- _The problem_:
Print the records below exactly, starting at the first line and stopping after the line that contains "from bokeh.resources import INLINE". Leave out any pictures.

____ Data for this exercise

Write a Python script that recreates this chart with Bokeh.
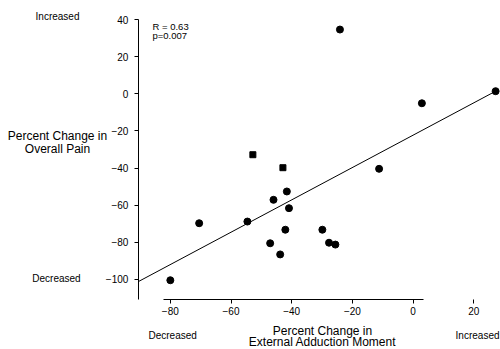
from bokeh.plotting import figure
from bokeh.models import Range1d, FixedTicker, Label, LinearAxis
from bokeh.embed import file_html
from bokeh.resources import INLINE

# ---- data ----
circle_x = [-24.1, 2.9, 27.2, -11.2, -70.5, -54.6, -80.0, -41.6, -46.0,
            -40.9, -42.1, -29.9, -47.1, -27.7, -25.6, -43.8]
circle_y = [34.6, -5.1, 1.4, -40.4, -69.7, -68.8, -100.4, -52.6, -57.1,
            -61.6, -73.2, -73.2, -80.5, -80.2, -81.2, -86.5]
square_x = [-52.8, -42.9]
square_y = [-32.8, -39.8]
fit_x = [-90.5, 27.2]
fit_y = [-101.1, 1.4]
x_ticks = [-80, -60, -40, -20, 0]
x_ticks_far = [20]
y_ticks = [40, 20, 0, -20, -40, -60, -80, -100]
stats_lines = ["R = 0.63", "p=0.007"]
y_title = ["Percent Change in", "Overall Pain"]
x_title = ["Percent Change in", "External Adduction Moment"]

FONT = "Liberation Sans"
W, H = 500, 349
X_AXIS_AT = -110.77   # y value where the x axis sits
Y_AXIS_AT = -90.53    # x value where the y axis sits

p = figure(width=W, height=H, output_backend="svg", toolbar_location=None,
           x_range=Range1d(-135.97, 28.81), y_range=Range1d(-137.7, 50.24),
           min_border_left=0, min_border_right=0, min_border_top=0,
           min_border_bottom=0)
p.outline_line_color = None
p.xgrid.visible = False
p.ygrid.visible = False
p.background_fill_color = "white"
p.border_fill_color = "white"

def style_axis(ax):
    ax.axis_line_color = "black"
    ax.axis_line_width = 1
    ax.major_tick_line_color = "black"
    ax.major_tick_out = 4
    ax.major_tick_in = 0
    ax.minor_tick_line_color = None
    ax.major_label_text_font = FONT
    ax.major_label_text_font_size = "10px"
    ax.major_label_text_color = "black"

yax = p.yaxis[0]
style_axis(yax)
yax.fixed_location = Y_AXIS_AT
yax.ticker = FixedTicker(ticks=y_ticks)
yax.bounds = (X_AXIS_AT, 40)
yax.major_label_standoff = 6

xax = p.xaxis[0]
style_axis(xax)
xax.fixed_location = X_AXIS_AT
xax.ticker = FixedTicker(ticks=x_ticks)
xax.bounds = (-82.3, 3.3)
xax.major_label_standoff = 4

xax2 = LinearAxis(fixed_location=X_AXIS_AT, ticker=FixedTicker(ticks=x_ticks_far),
                  bounds=(19.8, 20.2))
style_axis(xax2)
xax2.axis_line_color = None
xax2.major_label_standoff = 4
p.add_layout(xax2, "below")

# regression line and points
p.line(fit_x, fit_y, line_color="black", line_width=1)
p.scatter(circle_x, circle_y, marker="circle", size=7, color="black")
p.scatter(square_x, square_y, marker="square", size=6, color="black")

def add_text(text, px, py, align="center", size="10px"):
    p.add_layout(Label(x=px, y=H - py, x_units="screen", y_units="screen",
                       text=text, text_font=FONT, text_font_size=size,
                       text_align=align, text_baseline="middle",
                       text_color="black"))

add_text("Increased", 57, 16)
add_text("Decreased", 56, 278)
add_text(y_title[0], 57, 135, size="12px")
add_text(y_title[1], 57, 148, size="12px")
add_text(stats_lines[0], 152, 26, align="left", size="9.5px")
add_text(stats_lines[1], 152, 35, align="left", size="9.5px")
add_text("Decreased", 148, 335, align="left")
add_text("Increased", 499, 335, align="right")
add_text(x_title[0], 322, 330, size="12px")
add_text(x_title[1], 322, 341, size="12px")

open("out.html", "w").write(file_html(p, INLINE))
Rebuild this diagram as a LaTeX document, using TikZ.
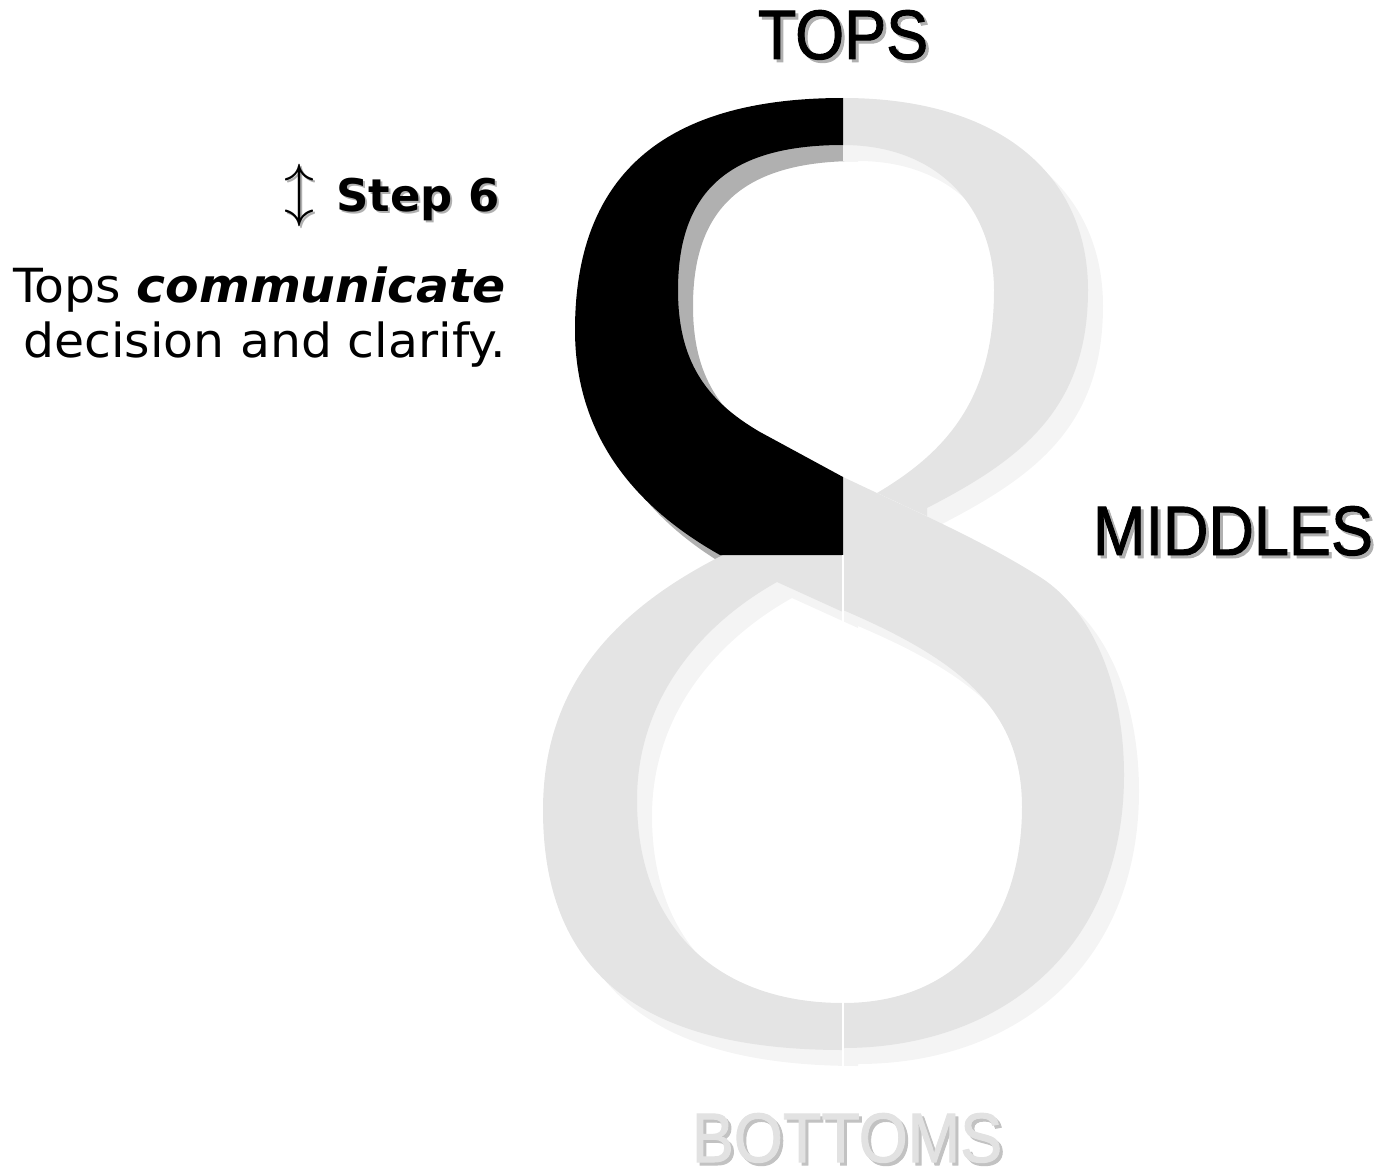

________

- _Response_:
Write a Python script that recreates this chart with Bokeh.
from bokeh.plotting import figure
from bokeh.models import Range1d, FixedTicker, Label, LinearAxis
from bokeh.embed import file_html
from bokeh.resources import INLINE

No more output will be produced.